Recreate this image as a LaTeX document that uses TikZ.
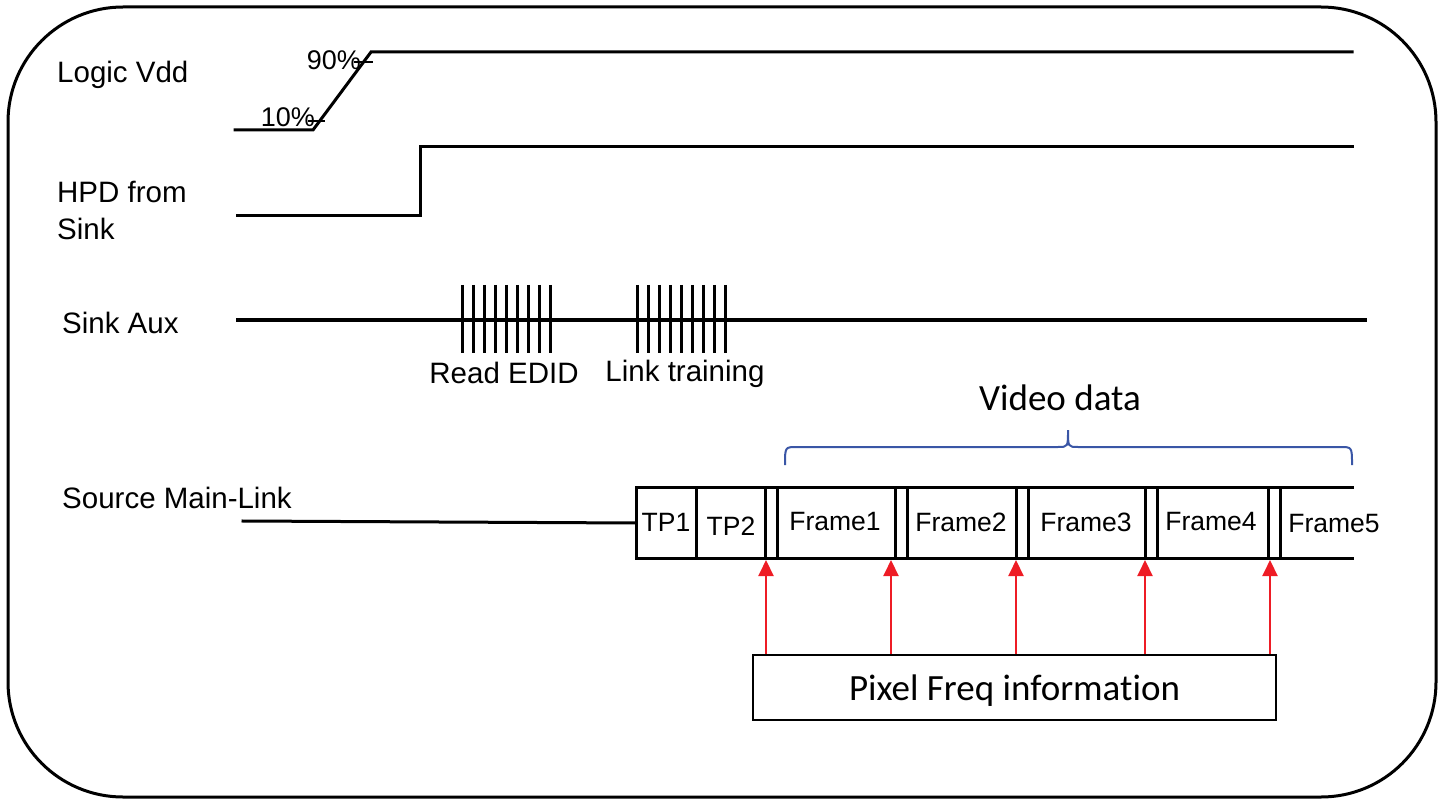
\documentclass[tikz,border=0pt]{standalone}
\usepackage{fontspec}
\setmainfont{Liberation Sans}
\newfontfamily\calfont[Ligatures=NoCommon]{Carlito}
\usetikzlibrary{arrows.meta}
\definecolor{bracecol}{HTML}{3A56A6}
\definecolor{arrred}{HTML}{EE1C25}
\begin{document}
\begin{tikzpicture}[x=1pt,y=-1pt,
  sig/.style={line width=3pt,line cap=rect},
  lbl/.style={font=\fontsize{29.5}{37}\selectfont,inner sep=0pt,anchor=west,align=left},
  pct/.style={font=\fontsize{27}{30}\selectfont,inner sep=0pt},
  frm/.style={font=\fontsize{26.5}{30}\selectfont,inner sep=0pt},
  burstlbl/.style={font=\fontsize{29.5}{34}\selectfont,inner sep=0pt,anchor=base},
  cal/.style={font=\calfont\fontsize{37}{42}\selectfont,inner sep=0pt},
  redarr/.style={draw=arrred,line width=2pt,-{Triangle[width=15pt,length=16pt]},fill=arrred},
  bar/.style={line width=3pt},
  pixbox/.style={draw,line width=2.5pt,minimum width=523pt,minimum height=65pt,inner sep=0pt}
]
\useasboundingbox (0,0) rectangle (1439,799);
% outer frame
\draw[line width=3pt,rounded corners=115pt] (8,7) rectangle (1436,797);

% labels
\node[lbl] (lvdd) at (57,75) {Logic Vdd};
\node[lbl] (hpd) at (57,210) {HPD from\\Sink};
\node[lbl] (aux) at (62,323) {Sink Aux};
\node[lbl] (ml) at (62,498) {Source Main-Link};

% Logic Vdd
\draw[sig] (235,130) -- (313,130) -- (371,52) -- (1352,52);
\draw[line width=2pt] (308,121) -- (325,121);
\draw[line width=2pt] (354,62) -- (373,62);
\node[pct,anchor=east] (p10) at (315,117) {10\%};
\node[pct,anchor=east] (p90) at (361,60) {90\%};

% HPD
\draw[sig] (237,216) -- (420,216) -- (420,147) -- (1352,147);

% Sink Aux
\draw[sig] (237,320) -- (1365,320);
\foreach \i in {0,...,8} {
  \draw[bar] ({462+\i*11},285) -- ({462+\i*11},353);
  \draw[bar] ({637+\i*11},285) -- ({637+\i*11},353);
}
\node[burstlbl] (edid) at (504,383) {Read EDID};
\node[burstlbl] (lt) at (685,381) {Link training};

% Video data brace
\node[cal] (vd) at (1060,398) {Video data};
\draw[bracecol,line width=2pt] (785,465) .. controls (785,447) .. (797,447) -- (1058,447)
  .. controls (1068,447) .. (1068,430) .. controls (1068,447) .. (1078,447) -- (1340,447)
  .. controls (1352,447) .. (1352,465);

% Main link
\draw[sig] (243,521) -- (636,523);
\draw[sig] (1352,487) -- (636,487) -- (636,558) -- (1352,558);
\foreach \x in {696,765,777,895,907,1016,1028,1145,1157,1268,1280} {
  \draw[sig] (\x,487) -- (\x,558);
}
\node[frm] (tp1) at (666,522) {TP1};
\node[frm] (tp2) at (731,526) {TP2};
\node[frm] (f1) at (835,522) {Frame1};
\node[frm] (f2) at (961,522) {Frame2};
\node[frm] (f3) at (1086,522) {Frame3};
\node[frm] (f4) at (1211,522) {Frame4};
\node[frm] (f5) at (1334,524) {Frame5};

% Pixel freq
\node[pixbox] (pix) at (1014.5,687.5) {};
\node[cal,anchor=base] (pixtxt) at (1014.5,700) {Pixel Freq information};
\coordinate (a1) at (766,560);
\coordinate (a2) at (891,560);
\coordinate (a3) at (1016,560);
\coordinate (a4) at (1145,560);
\coordinate (a5) at (1270,560);
\foreach \a in {a1,a2,a3,a4,a5} {
  \draw[redarr] (pix.north -| \a) -- (\a);
}
\end{tikzpicture}
\end{document}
------------------------------------
**TASK OBJECTIVE:** Your task is to reproduce exactly the lines from the start of the data above through the line containing "(8,7) rectangle (1436,797);", leaving every picture out.

**SOLUTION:**
Recreate this image as a LaTeX document that uses TikZ.
\documentclass[tikz,border=0pt]{standalone}
\usepackage{fontspec}
\setmainfont{Liberation Sans}
\newfontfamily\calfont[Ligatures=NoCommon]{Carlito}
\usetikzlibrary{arrows.meta}
\definecolor{bracecol}{HTML}{3A56A6}
\definecolor{arrred}{HTML}{EE1C25}
\begin{document}
\begin{tikzpicture}[x=1pt,y=-1pt,
  sig/.style={line width=3pt,line cap=rect},
  lbl/.style={font=\fontsize{29.5}{37}\selectfont,inner sep=0pt,anchor=west,align=left},
  pct/.style={font=\fontsize{27}{30}\selectfont,inner sep=0pt},
  frm/.style={font=\fontsize{26.5}{30}\selectfont,inner sep=0pt},
  burstlbl/.style={font=\fontsize{29.5}{34}\selectfont,inner sep=0pt,anchor=base},
  cal/.style={font=\calfont\fontsize{37}{42}\selectfont,inner sep=0pt},
  redarr/.style={draw=arrred,line width=2pt,-{Triangle[width=15pt,length=16pt]},fill=arrred},
  bar/.style={line width=3pt},
  pixbox/.style={draw,line width=2.5pt,minimum width=523pt,minimum height=65pt,inner sep=0pt}
]
\useasboundingbox (0,0) rectangle (1439,799);
% outer frame
\draw[line width=3pt,rounded corners=115pt] (8,7) rectangle (1436,797);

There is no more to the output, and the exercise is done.